Niezależnie od tego, jakie kroki w celu rozwiązania problemu polskich kredytobiorców, którzy zaciągnęli zobowiązania hipoteczne we franku szwajcarskim, ostatecznie zostaną podjęte przez państwo, jedno jest pewne: skutki tych działań będą miały szeroki wpływ nie tylko na banki i kredytobiorców, ale także na całą gospodarkę.
Konsekwencje przyzwolenia na udzielanie walutowych kredytów hipotecznych można porównać do tych powiązanych z grzechem pierworodnym. Najpierw była radość z konsumpcji jego owoców (takich jak korzyści z relatywnie niskich rat kredytów mieszkaniowych), później żal (wyrażony w przewlekłych negocjacjach nad metodami rozwiązania problemu), a teraz pokuta i oczekiwanie na przebaczenie (podział kosztów między sektorem bankowym, kredytobiorcami i polskim państwem).
Trójstronna odpowiedzialność
Rozmiary problemu wyrażone w liczbach dają do myślenia.
Kredytów walutowych we frankach szwajcarskich jest ok. 550 tys. Zasadniczo jednak tylko 5 proc. Polaków jest bezpośrednio dotkniętych przez dodatkowe obciążenia wynikające z osłabienia złotego względem franka. 5 proc.! Jeśli chodzi o wartości, zadłużenie hipoteczne w frankach szwajcarskich jako proc.
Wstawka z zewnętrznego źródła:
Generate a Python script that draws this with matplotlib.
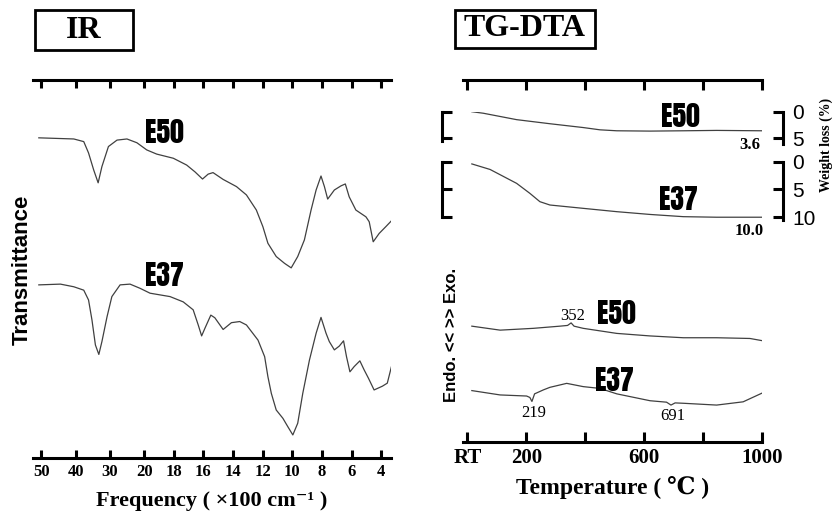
import numpy as np
import matplotlib
matplotlib.use("Agg")
import matplotlib.pyplot as plt
from matplotlib.patches import Rectangle

# ---------------- IR spectra (frequency in x100 cm^-1, transmittance a.u.) ----------------
ir_e50_freq = [50.7, 40.5, 37.6, 36.2, 34.7, 33.4, 32.3, 30.4, 27.9, 25.0, 22.1, 19.82,
               19.15, 18.03, 17.13, 16.57, 16.06, 15.68, 15.35, 14.67, 13.77, 13.10, 12.43,
               11.99, 11.65, 11.09, 10.53, 10.08, 9.64, 9.19, 8.74, 8.40, 8.07, 7.84, 7.62,
               7.17, 6.72, 6.43, 6.17, 5.72, 5.04, 4.82, 4.55, 4.15, 3.70, 3.26]
ir_e50_trans = [84.7, 84.4, 83.7, 80.7, 76.2, 72.8, 77.1, 82.4, 84.1, 84.4, 83.4, 81.5,
                80.4, 79.3, 77.5, 75.7, 73.8, 75.1, 75.5, 73.7, 71.8, 69.6, 65.6,
                61.2, 56.8, 53.3, 51.5, 50.3, 53.3, 57.7, 65.6, 70.9, 74.6, 71.8, 68.5,
                70.9, 72.0, 72.5, 69.1, 65.6, 63.8, 62.5, 57.2, 59.4, 61.2, 63.0]

ir_e37_freq = [50.7, 44.4, 40.5, 37.6, 36.2, 35.2, 34.2, 33.2, 32.3, 30.8, 29.4, 27.0,
               24.1, 21.2, 19.6, 18.25, 17.36, 16.69, 16.35, 16.12, 15.90, 15.5, 15.23,
               14.67, 14.11, 13.55, 13.10, 12.32, 11.87, 11.65, 11.42, 11.09, 10.64, 10.31,
               9.97, 9.64, 9.30, 8.85, 8.40, 8.07, 7.73, 7.51, 7.17, 6.84, 6.55, 6.35,
               6.12, 5.83, 5.45, 5.16, 4.87, 4.49, 3.93, 3.60, 3.26]
ir_e37_trans = [45.8, 46.0, 45.3, 44.4, 41.8, 36.5, 29.9, 27.4, 30.8, 37.4, 42.7, 45.8,
                46.0, 44.9, 43.6, 42.7, 41.3, 39.2, 35.2, 32.3, 34.3, 37.8, 37.1,
                34.0, 35.8, 36.1, 35.2, 31.2, 26.8, 21.5, 17.1, 12.7, 10.5, 8.3,
                6.1, 9.2, 17.1, 25.9, 33.0, 37.2, 33.0, 30.8, 28.6, 29.6, 31.0, 26.8,
                22.8, 24.2, 25.7, 23.3, 21.1, 18.0, 19.0, 19.8, 25.1]

ir_ticks = [50, 40, 30, 20, 18, 16, 14, 12, 10, 8, 6, 4]

# ---------------- TG (weight loss %) ----------------
tg_e50_temp = [15, 54, 167, 280, 393, 450, 507, 620, 733, 846, 1000]
tg_e50_loss = [0.0, 0.29, 1.5, 2.27, 2.99, 3.42, 3.6, 3.66, 3.6, 3.53, 3.6]
tg_e37_temp = [15, 77, 167, 212, 246, 280, 393, 507, 620, 733, 846, 1000]
tg_e37_loss = [0.4, 1.4, 3.9, 5.7, 7.2, 7.8, 8.4, 9.0, 9.5, 9.9, 10.0, 10.0]

# ---------------- DTA (a.u.) ----------------
dta_e50_temp = [15, 111, 224, 314, 340, 352, 362, 393, 507, 620, 733, 846, 959, 1000]
dta_e50_signal = [32.0, 30.9, 31.4, 32.0, 32.2, 32.9, 32.0, 31.4, 30.0, 29.3, 28.8, 28.8, 28.6, 28.0]
dta_e37_temp = [15, 111, 201, 212, 219, 228, 258, 280, 337, 393, 450, 507, 620, 676,
                691, 705, 733, 846, 936, 1000]
dta_e37_signal = [14.2, 13.0, 12.7, 12.3, 11.2, 13.3, 14.4, 15.1, 16.2, 15.3, 14.8, 13.3,
                  11.4, 11.0, 10.2, 10.8, 10.7, 10.2, 11.1, 13.5]
dta_e50_peaks = [352]
dta_e37_dips = [219, 691]

temp_ticks = [0, 200, 400, 600, 800, 1000]
temp_tick_labels = ["RT", "200", "", "600", "", "1000"]

# ---------------- styling ----------------
W, H = 835, 519
SERIF = ["Liberation Serif", "DejaVu Serif"]
SANS = ["Liberation Sans", "DejaVu Sans"]
LINE = "#404040"
SPINE_W = 2.2

# heavy condensed face for the sample names
SAMPLE = dict(family=["Anton", "Francois One", "DejaVu Sans"], fontweight="bold",
              fontstretch="condensed", fontsize=20, ha="center", va="center")

fig = plt.figure(figsize=(W / 100, H / 100), dpi=100)
fig.patch.set_facecolor("white")


def px_axes(x0, y0, x1, y1):
    """Axes placed by pixel box (top-left origin)."""
    return fig.add_axes([x0 / W, 1 - y1 / H, (x1 - x0) / W, (y1 - y0) / H])


def title_box(x0, y0, x1, y1, text, size):
    fig.patches.append(Rectangle((x0 / W, 1 - y1 / H), (x1 - x0) / W, (y1 - y0) / H,
                                 transform=fig.transFigure, fill=False,
                                 edgecolor="black", linewidth=2.0))
    fig.text((x0 + x1) / 2 / W, 1 - (y0 + y1) / 2 / H, text, ha="center", va="center",
             family=SERIF, fontweight="bold", fontsize=size)


# ================= IR panel =================
K = 4.325  # expansion of the scale below 2000 cm^-1


def ir_fwd(f):
    f = np.asarray(f, dtype=float)
    return np.where(f >= 20, f, 20 - (20 - f) * K)


def ir_inv(g):
    g = np.asarray(g, dtype=float)
    return np.where(g >= 20, g, 20 - (20 - g) / K)


ax_ir = px_axes(33, 80, 391, 458)
ax_ir.set_xscale("function", functions=(ir_fwd, ir_inv))
ax_ir.set_xlim(52.4, 3.35)
ax_ir.set_ylim(0, 100)
ax_ir.plot(ir_e50_freq, ir_e50_trans, color=LINE, lw=0.9)
ax_ir.plot(ir_e37_freq, ir_e37_trans, color=LINE, lw=0.9)
for s in ("left", "right"):
    ax_ir.spines[s].set_visible(False)
for s in ("top", "bottom"):
    ax_ir.spines[s].set_linewidth(SPINE_W)
ax_ir.set_yticks([])
ax_ir.set_xticks(ir_ticks)
ax_ir.set_xticklabels([str(t) for t in ir_ticks])
ax_ir.xaxis.set_minor_locator(matplotlib.ticker.NullLocator())
ax_ir.tick_params(axis="x", which="major", direction="in", length=6, width=2.2,
                  top=True, bottom=True, labeltop=False, labelsize=12, pad=4)
for lab in ax_ir.get_xticklabels():
    lab.set_family(SERIF)
    lab.set_fontweight("bold")
ax_ir.set_xlabel("Frequency ( ×100 cm⁻¹ )", family=SERIF, fontweight="bold",
                 fontsize=16, labelpad=8)
ax_ir.text(18.6, 86.2, "E50", **SAMPLE)
ax_ir.text(18.66, 48.4, "E37", **SAMPLE)
fig.text(22 / W, 1 - 270 / H, "Transmittance", rotation=90, ha="center", va="center",
         family=SANS, fontweight="bold", fontsize=16)

title_box(35, 10, 133, 50, "IR", 23)

# ================= TG-DTA panel =================
TLIM = (-15, 1000)
ax_dta = px_axes(463, 80, 762, 442)
ax_dta.set_xlim(*TLIM)
ax_dta.set_ylim(0, 100)
ax_dta.patch.set_alpha(0)
ax_dta.plot(dta_e50_temp, dta_e50_signal, color=LINE, lw=0.9)
ax_dta.plot(dta_e37_temp, dta_e37_signal, color=LINE, lw=0.9)
for s in ("left", "right"):
    ax_dta.spines[s].set_visible(False)
for s in ("top", "bottom"):
    ax_dta.spines[s].set_linewidth(SPINE_W)
ax_dta.set_yticks([])
ax_dta.set_xticks(temp_ticks)
ax_dta.set_xticklabels(temp_tick_labels)
ax_dta.tick_params(axis="x", direction="in", length=7.5, width=2.2, top=True,
                   bottom=True, labeltop=False, labelsize=15, pad=4)
for lab in ax_dta.get_xticklabels():
    lab.set_family(SERIF)
    lab.set_fontweight("bold")
ax_dta.set_xlabel("Temperature ( ℃ )", family=SERIF, fontweight="bold",
                  fontsize=17, labelpad=6)

for t in dta_e50_peaks:
    v = np.interp(t, dta_e50_temp, dta_e50_signal)
    ax_dta.annotate(f"{t}", (t, v), xytext=(1, 5), textcoords="offset points",
                    ha="center", va="center", family=SERIF, fontsize=12)
for t in dta_e37_dips:
    v = np.interp(t, dta_e37_temp, dta_e37_signal)
    ax_dta.annotate(f"{t}", (t, v), xytext=(1.5, -8), textcoords="offset points",
                    ha="center", va="center", family=SERIF, fontsize=12)
ax_dta.text(504, 35.4, "E50", **SAMPLE)
ax_dta.text(498, 17.1, "E37", **SAMPLE)
fig.text(452 / W, 1 - 335 / H, "Endo. << >> Exo.", rotation=90, ha="center",
         va="center", family=SANS, fontweight="bold", fontsize=12)


def weight_axes(y_top, y_bot, ymax, left_bound, right_bound, ticks, temp, loss):
    ax = px_axes(463, y_top, 762, y_bot)
    ax.set_xlim(*TLIM)
    ax.set_ylim(ymax, 0)
    ax.patch.set_alpha(0)
    ax.plot(temp, loss, color=LINE, lw=0.9)
    for s in ("top", "bottom"):
        ax.spines[s].set_visible(False)
    ax.spines["left"].set_position(("outward", 15))
    ax.spines["right"].set_position(("outward", 15))
    ax.spines["left"].set_bounds(0, left_bound)
    ax.spines["right"].set_bounds(0, right_bound)
    for s in ("left", "right"):
        ax.spines[s].set_linewidth(SPINE_W)
    ax.set_xticks([])
    ax.set_yticks(ticks)
    ax.set_yticklabels([str(t) for t in ticks])
    ax.tick_params(axis="y", direction="in", length=7, width=2.2, left=True, right=True,
                   labelleft=False, labelright=True, labelsize=15, pad=7)
    for lab in ax.get_yticklabels():
        lab.set_family(SANS)
    ax.annotate(f"{loss[-1]:.1f}", (temp[-1], loss[-1]), xytext=(-9, -10),
                textcoords="offset points", ha="center", va="center",
                family=SERIF, fontweight="bold", fontsize=12)
    return ax


ax_tg50 = weight_axes(111.7, 143.5, 6.0, 5.6, 6.0, [0, 5], tg_e50_temp, tg_e50_loss)
ax_tg50.text(722, 0.9, "E50", **SAMPLE)
ax_tg37 = weight_axes(161.7, 220.0, 10.5, 10.0, 10.5, [0, 5, 10], tg_e37_temp, tg_e37_loss)
ax_tg37.text(715, 6.8, "E37", **SAMPLE)

fig.text(826 / W, 1 - 145 / H, "Weight loss (%)", rotation=90, ha="center", va="center",
         family=SERIF, fontweight="bold", fontsize=10)

title_box(455, 10, 595, 48, "TG-DTA", 23)

fig.savefig("out.png", dpi=100, facecolor="white")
PKB jest szacowane na ok. 8–9 proc. wobec 10 proc. w przypadku kredytów w złotych.
Przeoczenie regulacyjne polegające na pozwoleniu bankom na udzielanie kredytów hipotecznych we frankach szwajcarskich osobom, których głównym i najczęściej jedynym źródłem dochodu był złoty, jest niewybaczalne. Do pewnego stopnia banki same także przyczyniły się do powstania problemu – powinny zdawać sobie sprawę z tego, że skutki powstania niedopasowania walutowego po stronie klienta, pomimo formalnego spoczywania ryzyka na kredytobiorcach, mogą ostatecznie ponieść banki.